En el contexto de la maternidad y la paternidad, es esencial aceptar la posibilidad de que nuestros hijos, aunque temporalmente, puedan sentirse molestos o enfadados si establecemos límites, ya que esto fomenta su desarrollo emocional y su capacidad para el pensamiento crítico. Un padre o una madre cuida y ama cuando pone límites “no está bien pegar a las personas” “no se le pega a tu hermana”, a lo que el niño podría responder con una rabieta, pero a la larga, puede integrar esta realidad para poder adaptarse al mundo y a una sociedad en la violencia no tiene cabida, o también puede aprender que cuando uno se enfada, hay otras herramientas de gestión del enfado que no implican necesariamente la violencia física.

¿Para qué nos sirven?

Establecer límites es una de las herramientas esenciales para construir un buen aparato psíquico.
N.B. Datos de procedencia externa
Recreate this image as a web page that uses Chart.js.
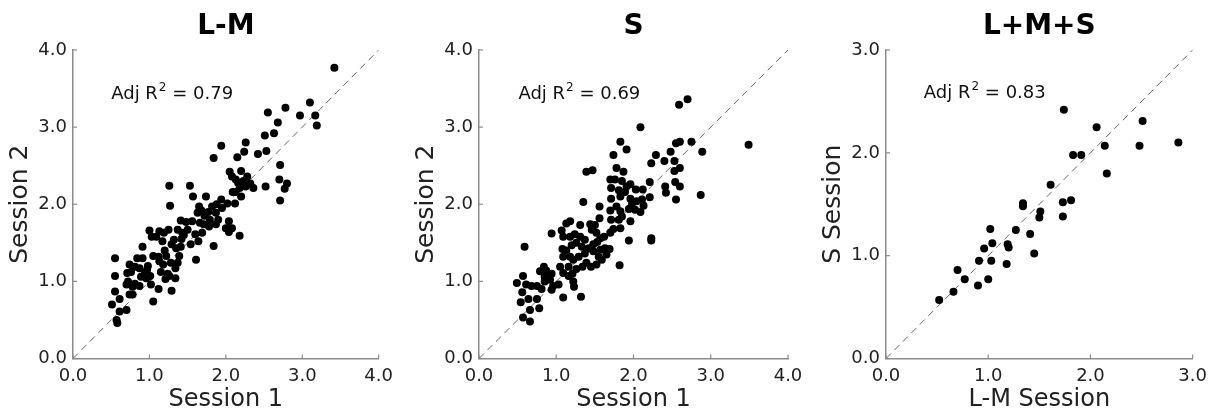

Nos brinda seguridad emocional y nos ayuda a entender quiénes somos y qué necesitamos. Cuando aprendemos a establecer límites, estamos cultivando nuestra capacidad para manejar nuestras emociones y tomar decisiones que nos beneficien. Esto nos da el poder de ser más independientes y autónomos, porque sabemos dónde están los límites y cómo respetarlos. Al mismo tiempo, nos protege de situaciones dañinas o abusivas, ya que establece barreras contra el comportamiento inapropiado de los demás.

Por lo tanto, los límites son imprescindibles para nuestro crecimiento personal y nuestro bienestar emocional. Nos ayuda a navegar por el mundo de manera más segura y consciente, protegiendo nuestra integridad y promoviendo relaciones más sólidas y satisfactorias.